Jeunes présents dans le programme NS-EJ

 

2004

2005

Emplois jeunes hors administrations d'État
(associations, collectivités locales, établissements d'enseignement)

78.671

57.925

Emplois jeunes administrations d'État

18.752

12.277

dont éducation nationale

17.352

10.877

dont justice

1.400

1.400

Total

97.423

70.202

Source : Ministère de l'emploi, du travail et de la cohésion sociale

En conséquence, alors que 1,6 milliard d'euros de crédit leur étaient consacrés dans le budget 2004, le financement des emplois jeunes ne mobilise plus que 1 milliard d'euros dans le projet de budget pour 2005.

Le projet de loi de programmation pour la cohésion sociale contient une mesure destinée à accélérer la disparition des emplois jeunes : les titulaires d'un emploi jeune qui interrompront leur contrat avant son terme ne pourront être remplacés par un jeune employé sous le même statut.

b) Le contrat jeune en entreprise prend son essor

Le SEJE consiste dans le versement d'une aide forfaitaire de 225 euros mensuels à tout employeur qui embauche à temps plein, pour une rémunération égale au SMIC, un jeune peu ou pas qualifié, âgé de seize à vingt-deux ans. Le montant de l'aide peut être modulé suivant le temps de travail et la rémunération. L'aide est dégressive avec le temps.

177.000 entrées dans le dispositif ont été recensées depuis deux ans, ce qui témoigne de son succès.

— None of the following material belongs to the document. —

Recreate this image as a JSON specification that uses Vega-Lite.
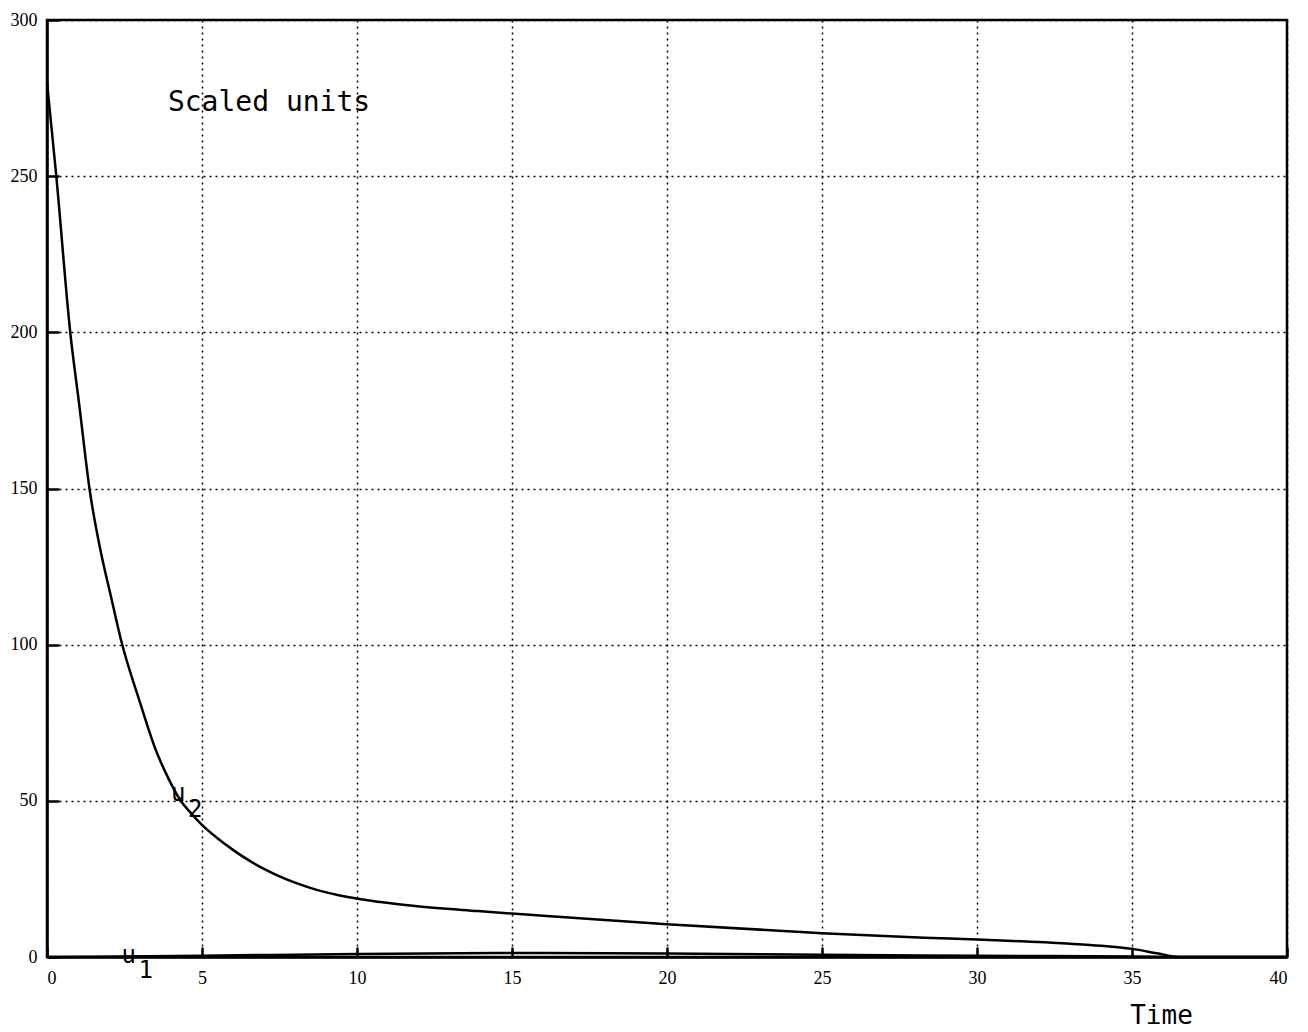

Bilan du dispositif SEJE en 2003-2004

 

Au 30 juin 2003 (12 mois)

Au 30 juin 2004 (24 mois)

Demandes enregistrées

86.638

170.780

Entrées effectives (flux)

80.778

159.230

Moyenne mensuelle

6.731

6.638

Jeune présents (stock)

72.089

106.896

Source : DARES/UNEDIC

Pour soutenir la montée en charge de ces contrats, les crédits inscrits pour 2005 au titre du SEJE augmentent de 13,5 millions d'euros par rapport à 2004.

Crédits SEJE 2003-2004

(en millions d'euros)

 

2003

2004

2005

Crédits initiaux

200

416,14

429,65

Source : Ministère de l'emploi, du travail et de la cohésion sociale

La politique suivie depuis deux ans permet ainsi, conformément au voeu émis de longue date par votre commission, d'orienter un nombre croissant de jeunes vers l'entreprise, plutôt que vers le secteur non marchand qui n'offre pas les mêmes perspectives d'insertion professionnelle à long terme.